Customers included Natalie Wood, Princess Grace, Ronald Reagan, Nancy Reagan, Diana Ross, Charlton Heston, and Elizabeth Taylor.

In 1979, it was determined that there should be a signature fragrance and two years later in November 1981, Giorgio was launched. In 1987, the fragrance business and the Giorgio Beverly Hills brand were sold to Avon for $165 million.

===Fred Hayman Beverly Hills===
Following the sale of the Giorgio Beverly Hills brand, the store's name was changed to Fred Hayman Beverly Hills.

Hayman owned an office building on Canon Drive, next to the restaurant Spago, which has his name on the top in a distinctive red script against a background of his signature yellow.

===Honors===

Hayman's plaque on the Walk of Style

In 2011, Hayman was honored with a plaque on the Rodeo Drive Walk of Style.
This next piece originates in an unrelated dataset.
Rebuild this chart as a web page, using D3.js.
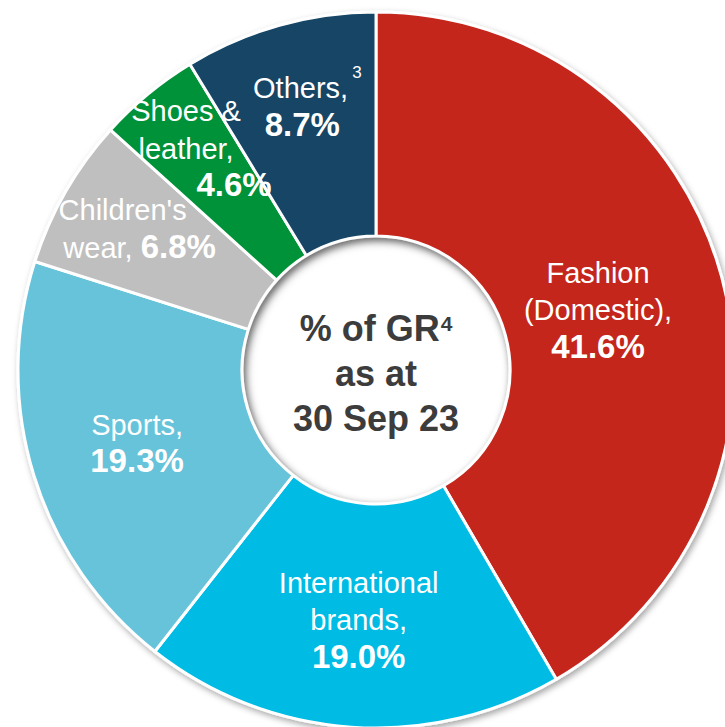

Also in 2011, Rose Apodaca published a biography of Hayman, Fred Hayman—The Extraordinary Difference.

==Philanthropy==
Hayman has donated to the Beverly Hills 9/11 Memorial Garden. Together with his wife, he has donated to the Maple Counseling Center in Beverly Hills.

==Personal life==
Hayman married four times, three of which ended in divorce. The first wife was Thelma Bertrand. He married Dr. Barbara Sziraki in 1957. Barbara Hayman is the mother of his three children; Charles Edward Hayman who resides in Jerusalem with his wife Diane and four children, Robert Gabriel Hayman who resides in Malibu with his wife Denise and their two children, and Nicole Hayman who resides in St. Charles, Missouri with her four children.
Hayman's third wife was Gale Gardner, whom he married in 1966, and met whilst they were both working at the Beverly Hilton. They separated after thirteen years but remained friends. In 1996, Hayman married Betty at his estate in Malibu. He had three children.

Hayman's first three marriages ended in divorce. He was survived by his wife, Betty Endo; two sons, Charles and Robert; a daughter, Nicole Hayman; and 10 grandchildren.

==Death==
Hayman died at his home in Malibu, California in 2016 at the age of 90.